Leila Dean boasts plenty of sulfurous allure. Her own hair (not a wig) has been dyed red and thickened into Medusa-like spikes. Prudently, Dean has not covered the tattoo on her right bicep. If Oberon wants to trick Titania into getting into bed with a beast-headed working man, the duo could have easily set the sheets on fire.

That bed-partner is, of course, Bottom (Ben Sills), one of Shakespeare’s great theatrical in-jokes, the self-deceived schlump who constantly overacts. Laurence Olivier once quipped that the two most demanding and rewarding roles in Shakespeare are Hamlet and Bottom. With Sills’ incarnation, Bottom is also the most successful laugh-getter, starting with his in-your-face declamation; kind of like Florence Foster Jenkins, he’s brilliant at being bad. Syracuse New Times Syracuse Area Live Theater (SALT) voters have much to remember in this production, with Sills’ jackass laugh at the top of the checklist.

None of this means that the love story has been underplayed. Theseus (Alan Stillman), the mayor of Athens, New York, hears a complaint from local bigwig Egeus (blustery John Brackett), who wants his daughter Hermia (lithe Hali Greenhouse) to marry husky, knuckle-cracking Demetrius (Chris Lupia). But Hermia prefers the leading-man looks of Lysander (Tyler Ianuzi). Egeus wants Hermia punished for flouting his command, but the cooler-headed Theseus says wait until all of this is resolved when he marries his beautiful and articulate fiancée, Hippolyta (Lisanne Petracca). This is Hermia and Lysander’s signal to run off, taking them to the realm of enchantment, presumably in the Catskills.

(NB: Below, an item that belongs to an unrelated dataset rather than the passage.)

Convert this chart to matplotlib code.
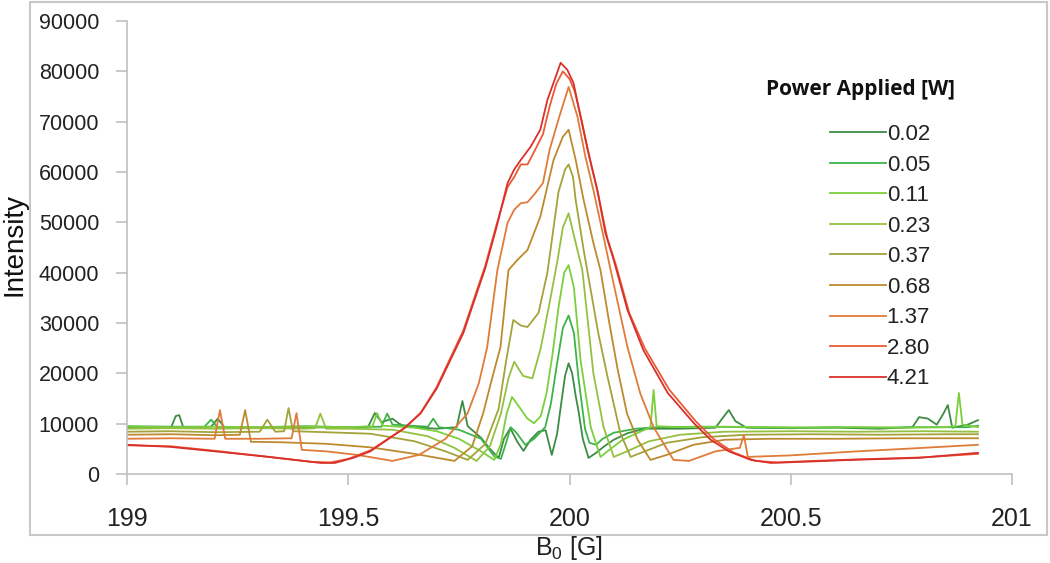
import matplotlib
matplotlib.use('Agg')
import matplotlib.pyplot as plt
from matplotlib.patches import Rectangle

plt.rcParams['font.family'] = ['Liberation Sans', 'DejaVu Sans']
plt.rcParams['mathtext.default'] = 'regular'

# Power levels (W) and line colours
powers = ['0.02', '0.05', '0.11', '0.23', '0.37', '0.68', '1.37', '2.80', '4.21']
colors = ['#3d8b45', '#3db34a', '#7ccf3c', '#95c040', '#a3a33a',
          '#bd8a2e', '#e07b39', '#ec5a35', '#d9302c']

# Spectra: field B0 [G] and intensity
b_002 = [199.00, 199.05, 199.10, 199.11, 199.118, 199.127, 199.16, 199.19, 199.205, 199.22,
         199.30, 199.40, 199.50, 199.545, 199.56, 199.575, 199.60, 199.615, 199.63, 199.70,
         199.745, 199.758, 199.77, 199.80, 199.82, 199.84, 199.852, 199.866, 199.882, 199.896,
         199.912, 199.93, 199.946, 199.96, 199.972, 199.982, 199.99, 199.998, 200.006, 200.014,
         200.02, 200.03, 200.043, 200.06, 200.077, 200.10, 200.131, 200.17, 200.25, 200.33,
         200.345, 200.36, 200.375, 200.40, 200.50, 200.60, 200.70, 200.775, 200.79, 200.81,
         200.83, 200.845, 200.855, 200.865, 200.90, 200.923]
i_002 = [9300, 9200, 9300, 11500, 11700, 9300, 9300, 9400, 11000, 9300,
         9100, 9300, 9200, 9400, 12100, 10300, 11000, 10000, 9400, 9000,
         9300, 14500, 9500, 7200, 5000, 3200, 7000, 9100, 6400, 4600,
         6800, 8400, 8700, 3800, 8000, 14500, 19500, 22000, 20000, 15500,
         12700, 7000, 3200, 4200, 5400, 6800, 8100, 9000, 9000, 9200,
         11000, 12700, 10500, 9200, 9100, 9200, 9000, 9300, 11300, 11000,
         9800, 12000, 13700, 9200, 9800, 10700]

b_005 = [199.00, 199.10, 199.175, 199.19, 199.205, 199.30, 199.40, 199.50, 199.575, 199.588,
         199.60, 199.68, 199.692, 199.705, 199.75, 199.80, 199.83, 199.845, 199.856, 199.867,
         199.88, 199.90, 199.92, 199.945, 199.958, 199.972, 199.985, 199.998, 200.01, 200.02,
         200.035, 200.045, 200.06, 200.075, 200.10, 200.15, 200.20, 200.30, 200.40, 200.50,
         200.60, 200.70, 200.80, 200.90, 200.923]
i_005 = [9500, 9400, 9400, 10800, 9300, 9300, 9500, 9300, 9400, 12000,
         9800, 9400, 11000, 9300, 8800, 7000, 3500, 3000, 6000, 9300,
         8200, 5800, 7000, 9300, 14000, 22000, 29000, 31500, 28000, 19300,
         9000, 6200, 5800, 7000, 8200, 9000, 9300, 9400, 9300, 9200,
         9300, 9200, 9300, 9300, 9600]

b_011 = [199.00, 199.10, 199.20, 199.30, 199.40, 199.50, 199.555, 199.565, 199.578, 199.65,
         199.70, 199.75, 199.80, 199.83, 199.845, 199.858, 199.87, 199.885, 199.905, 199.92,
         199.935, 199.948, 199.962, 199.975, 199.988, 199.998, 200.01, 200.025, 200.048, 200.07,
         200.09, 200.12, 200.15, 200.183, 200.19, 200.197, 200.25, 200.35, 200.45, 200.55,
         200.65, 200.75, 200.85, 200.872, 200.88, 200.888, 200.923]
i_011 = [9400, 9300, 9400, 9300, 9400, 9300, 9500, 12100, 9600, 9200,
         8500, 7000, 4500, 2800, 6000, 12000, 15300, 13500, 11000, 10100,
         11500, 16000, 24000, 33000, 40000, 41500, 37000, 22600, 9300, 3400,
         4800, 6800, 8000, 9300, 16700, 9500, 9300, 9400, 9300, 9200,
         9300, 9200, 9300, 9500, 16100, 9800, 9300]

b_023 = [199.00, 199.10, 199.20, 199.30, 199.40, 199.425, 199.437, 199.45, 199.50, 199.60,
         199.68, 199.74, 199.79, 199.82, 199.845, 199.862, 199.875, 199.895, 199.916, 199.935,
         199.955, 199.973, 199.985, 199.998, 200.014, 200.029, 200.054, 200.077, 200.10, 200.13,
         200.18, 200.25, 200.35, 200.50, 200.65, 200.80, 200.923]
i_023 = [9000, 9100, 9000, 9100, 9000, 9100, 12000, 9000, 9000, 8800,
         7500, 5200, 2600, 5500, 12000, 19000, 22300, 19500, 19000, 25000,
         34000, 42500, 49000, 51800, 45900, 40500, 20000, 9300, 3400, 4500,
         6500, 7800, 8400, 8500, 8400, 8500, 8400]

b_037 = [199.00, 199.10, 199.20, 199.30, 199.317, 199.335, 199.355, 199.365, 199.375, 199.45,
         199.55, 199.65, 199.72, 199.77, 199.81, 199.84, 199.857, 199.873, 199.89, 199.905,
         199.93, 199.95, 199.975, 199.99, 199.998, 200.008, 200.014, 200.032, 200.045, 200.065,
         200.086, 200.115, 200.138, 200.17, 200.22, 200.30, 200.40, 200.55, 200.70, 200.85,
         200.923]
i_037 = [8400, 8500, 8300, 8400, 10800, 8400, 8500, 13100, 8500, 8300,
         8000, 6500, 4500, 2800, 6000, 13000, 22600, 30600, 29500, 29200,
         32000, 40000, 56000, 60500, 61500, 59000, 54400, 44500, 38000, 28000,
         19300, 8100, 3400, 4500, 6200, 7300, 7800, 7900, 7800, 7900,
         7900]

b_068 = [199.00, 199.10, 199.20, 199.255, 199.267, 199.28, 199.35, 199.45, 199.55, 199.65,
         199.74, 199.78, 199.805, 199.825, 199.844, 199.862, 199.882, 199.905, 199.934, 199.964,
         199.985, 199.998, 200.014, 200.032, 200.054, 200.07, 200.09, 200.109, 200.13, 200.154,
         200.183, 200.22, 200.28, 200.35, 200.45, 200.60, 200.75, 200.923]
i_068 = [7800, 7900, 7700, 7800, 12700, 6400, 6300, 6000, 5300, 4000,
         2600, 5500, 12100, 19000, 25200, 40500, 42500, 44500, 51100, 62400,
         67000, 68400, 62400, 54400, 45900, 40500, 30000, 20700, 12000, 6800,
         2800, 3800, 5800, 6800, 7000, 7000, 7100, 7100]

b_137 = [199.00, 199.10, 199.198, 199.21, 199.222, 199.30, 199.372, 199.383, 199.395, 199.45,
         199.52, 199.60, 199.66, 199.72, 199.77, 199.795, 199.814, 199.837, 199.86, 199.875,
         199.89, 199.905, 199.92, 199.94, 199.955, 199.977, 199.998, 200.018, 200.036, 200.054,
         200.077, 200.093, 200.131, 200.16, 200.19, 200.235, 200.27, 200.33, 200.385, 200.394,
         200.403, 200.50, 200.65, 200.80, 200.923]
i_137 = [7000, 7100, 7000, 12700, 7000, 7000, 7100, 12100, 4800, 4500,
         3800, 2600, 3800, 7000, 12100, 18000, 25200, 40500, 49900, 52500,
         53800, 54000, 55500, 57800, 64400, 71000, 76900, 71000, 63000, 56400,
         47100, 40500, 25200, 16000, 9300, 2800, 2600, 4500, 5200, 7700,
         3400, 3700, 4500, 5200, 5800]

b_280 = [199.00, 199.10, 199.20, 199.30, 199.42, 199.46, 199.50, 199.55, 199.59, 199.63,
         199.665, 199.70, 199.76, 199.81, 199.835, 199.86, 199.875, 199.89, 199.905, 199.92,
         199.94, 199.955, 199.97, 199.985, 200.00, 200.012, 200.028, 200.045, 200.065, 200.085,
         200.105, 200.135, 200.17, 200.225, 200.285, 200.325, 200.37, 200.42, 200.47, 200.55,
         200.65, 200.80, 200.923]
i_280 = [5700, 5500, 4600, 3600, 2400, 2300, 3000, 4700, 7000, 9300,
         12300, 17300, 28500, 41500, 49500, 57000, 59000, 61500, 61500, 64000,
         67500, 73000, 77500, 80000, 78500, 76000, 70000, 63000, 55500, 47000,
         41500, 32000, 25000, 16800, 10500, 7000, 4300, 2600, 2300, 2600,
         2900, 3300, 4000]

b_421 = [199.00, 199.097, 199.21, 199.32, 199.437, 199.47, 199.511, 199.55, 199.588, 199.625,
         199.663, 199.70, 199.76, 199.81, 199.835, 199.86, 199.875, 199.89, 199.912, 199.934,
         199.95, 199.965, 199.98, 199.995, 200.009, 200.025, 200.041, 200.063, 200.081, 200.10,
         200.131, 200.167, 200.222, 200.281, 200.319, 200.36, 200.41, 200.455, 200.55, 200.636,
         200.787, 200.923]
i_421 = [5800, 5400, 4400, 3400, 2200, 2200, 3200, 4500, 6800, 9000,
         12000, 17000, 28000, 41000, 49000, 57800, 60500, 62400, 65000, 68400,
         74300, 78000, 81700, 80300, 77700, 71000, 64400, 56400, 47900, 42500,
         32600, 24600, 16100, 10100, 6800, 4500, 2800, 2200, 2500, 2800,
         3200, 4200]

fields = [b_002, b_005, b_011, b_023, b_037, b_068, b_137, b_280, b_421]
intensities = [i_002, i_005, i_011, i_023, i_037, i_068, i_137, i_280, i_421]

x_ticks = [199, 199.5, 200, 200.5, 201]
x_labels = ['199', '199.5', '200', '200.5', '201']
y_ticks = list(range(0, 90001, 10000))

fig = plt.figure(figsize=(10.5, 5.63), dpi=100)
ax = fig.add_axes([127/1050, 1 - 474/563, 885/1050, 453/563])

for b, inten, p, c in zip(fields, intensities, powers, colors):
    ax.plot(b, inten, color=c, lw=1.3, label=p)

ax.set_xlim(199, 201)
ax.set_ylim(0, 90000)
ax.set_xticks(x_ticks)
ax.set_xticklabels(x_labels)
ax.set_yticks(y_ticks)
ax.set_yticklabels([str(v) for v in y_ticks])

for s in ['top', 'right']:
    ax.spines[s].set_visible(False)
for s in ['left', 'bottom']:
    ax.spines[s].set_color('#c0c0c0')
    ax.spines[s].set_linewidth(1.2)
ax.tick_params(axis='both', colors='#c0c0c0', length=8, width=1.2, direction='out')
ax.tick_params(axis='x', labelsize=18, labelcolor='#222222', pad=16)
ax.tick_params(axis='y', labelsize=15.5, labelcolor='#222222', pad=12)

# axis titles
fig.text(15/1050, 1 - 245/563, 'Intensity', rotation=90, ha='center', va='center',
         fontsize=20, color='#111111')
fig.text(569/1050, 1 - 548/563, 'B$_0$ [G]', ha='center', va='center',
         fontsize=18, color='#222222')

# legend
fig.text(861/1050, 1 - 90/563, 'Power Applied [W]', ha='center', va='center',
         fontsize=15, fontweight='bold', family=['Open Sans', 'DejaVu Sans'], color='#111111')
leg = ax.legend(loc='upper left', bbox_to_anchor=(830/1050, 1 - 124/563),
                bbox_transform=fig.transFigure, frameon=False, fontsize=16,
                handlelength=2.5, handletextpad=0.05, labelspacing=0.43,
                borderpad=0, borderaxespad=0)
for t in leg.get_texts():
    t.set_color('#222222')

# outer frame of the chart
fig.patches.append(Rectangle((30/1050, 1 - 535/563), 1017/1050, 533/563,
                             transform=fig.transFigure, fill=False,
                             edgecolor='#c8c8c8', lw=1.5))

fig.savefig('out.png', dpi=100)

They tell Hermia’s friend Helena (comely Bella Calabria) what they are doing. Once engaged to Demetrius and still having the hots for him, although jilted, Hermia understandably feels a bit downcast. Having observed Demetrius treat Helena rather badly, Oberon instructs Puck to spread around some of that love potion for the eyes, but — oops! — not all the applications are on the right faces. This device may well be Shakespeare’s comment on how capricious “love at first sight” can be. In the short run, it makes for much action on stage, requiring the attention of a fight choreographer.

Meanwhile, what had looked like a comic subplot takes over center stage, with a focus on Peter Quince and the Federal Theater Project stage work. Ben Sills’ Bottom will be the Greek lover Pyramus in the show, and in a masterpiece of miscasting, the role of Thisbe will be taken by Francis Flute (Zach Gray). Not only does Gray bring the largest body in the cast, but he has a thick dark beard and wears combat boots. Still game, he achieves a high-pitched falsetto. Phil Brady also turns up as Snug the Joiner, playing a flea-bitten tiger.

If Shakespeare were always this much fun as this mounting of A Midsummer’s Night Dream, the kids would demand to see it.